State of the Garden 2016

Picked my first tomato of the year! A 6.5oz Big Beef.

A photo posted by sarah (@braisinhussy) on

I didn’t do a blog-along this year documenting my garden progress, so now, at the end of the growing season, I shall attempt to recount all of it.

February 2016: started 25 seedlings. They are pretty successful.

March 2016: seedlings go in the ground. I leave on a 3-week trip.

April 2016: return to find everything got eaten by snails except for some San Marzano tomato plants and nasturtiums. The survivors are straggly. I buy four tomato plants (Green Zebra, Black from Tula, Sunset Falls, and Big Beef), a six-pack of cherry tomatoes, a six-pack of bell peppers, one chili pepper, and some chives and basil. I make seven hanging baskets and four pots. Two of the tomato plants go in the ground.

June 2016: tomatoes start to have ripe fruit! Basket and pot tomatoes, that is. Ground tomatoes are doing nothing. Peppers being slowpokes. Lydia gives me some shiso seedlings.

July 2016: more tomatoes! Still nothing from the ground. Peppers getting with the program.

August 2016: more tomatoes! Basket peppers are finished. Potted peppers begin going nuts. I start some cucumber seedlings for the hell of it. I rip out the San Marzanos because I am over watching them do NOTHING.

September 2016: the Sunset Falls tomatoes, which were marked “determinate,” start producing more fruit. Cucumber plants start producing flowers. I leave for two weeks.

October 2016: the cucumber plants are going crazy! The peppers are giant! The tomatoes are giving everything they can in a last hurrah!

Gosh I’m looking forward to pickling season! Hopefully the first frost is still a ways off (last year it didn’t come until Thanksgiving) so I have time for more ripe veggies.

So what have I learned this year? Mostly that the soil/sun situation in our backyard is TERRIBLE and if I want to grow anything it’s going to have to be in pots or beds. The baskets are nice, but doing the top+bottom load means that neither one gets enough soil or resources.

I’m thinking about joining the community garden next year. I have a LOT of seeds from the Hudson Valley Seed Library—Lydia and I both bought a ton from their overstock sale, and then we shared them with each other. I have at least ten different kinds of tomatoes as well as a bunch of other stuff. The community garden has a lot more sunlight than my backyard, and hopefully more bees as well. And hey, community! Maybe I’ll make friends.

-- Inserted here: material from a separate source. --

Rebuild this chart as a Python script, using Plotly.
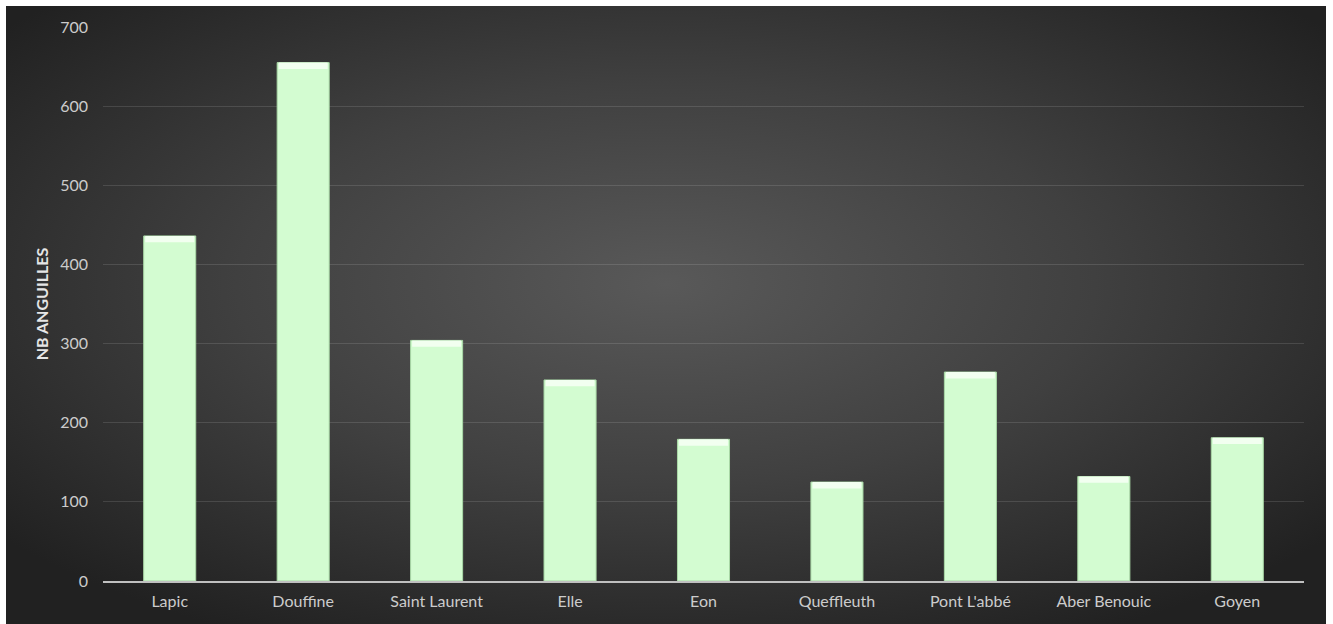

First #cucumber off my plant! Got another dozen or so on their way. #nationalpicklingcucumber #gardening

A photo posted by sarah (@braisinhussy) on

Dill Pickles

[image: back of an envelope with the recipe scrawled on it]
[image: back of an envelope with the ingredients scrawled on it]

I don’t have a photo of the pickles because we ate them too quickly for me to get them into a nice jar (they were DAMN GOOD). So enjoy this scrawled ingredient list on the back of an envelope. It’s how many of my kitchen antics are recorded.

I’ve made three different kinds of pickles over the last few weeks. My folks had half a head of fennel that they weren’t going to use, so I found this recipe for Pickled Fennel with Orange on Serious Eats. I guess the only change I made was that I used the stalks of fennel as well as the bulb I had, to try and approximate “three small fennel bulbs.” (I wish they’d had a weight measurement instead.) The other thing which was recommended in the comments was to rinse the fennel after salting it.

I wasn’t too sure about it at first, but after like a week of flavor development I really got into it. It was good out of the jar, but my preferred application was on sandwiches. Toasted rye, cheddar cheese, grilled chicken, and fennel/orange pickle.

The second pickle is the dill cucumber pickles, recipe below. These were so good that I’m going to attempt cucumbers this year in my garden. But that is for a different post!

After we hoovered up the cucumber pickles, I decided to reuse the brine on some leftover asparagus spears. Reusing brine is NOT recommended if you’re canning, but it’s fine for refrigerator pickles. Asparagus has to be blanched first before putting into the briny deep. They’ve been in there for 48 hours; I tried a spear today but they weren’t ready yet. I’ll wait a few more days.

1 cup distilled white vinegar
1 cup water
1 Tbsp kosher salt
2 tsp dill seeds
1 tsp whole black peppercorns
4 cloves garlic, peeled and lightly crushed
1/2 tsp red pepper flakes
1 bay leaf
24 cucumber spears (I had 1.5 large cucumbers—sliced in half across, then each half into eighths)

Place the dill seeds, peppercorns, garlic, red pepper flakes, and bay leafs in the bottom of your pickling container of choice (I use cleaned 32-oz. yogurt containers). Wedge the cucumber spears into the container atop the spices.

In a small pot, bring the vinegar, water, and salt to a boil. Carefully pour into the container. Refrigerate for a week before eating. (If you are not using a jar and therefore find that the end of your spears are bobbing over the surface of the brine, rotate them top to bottom every other day.)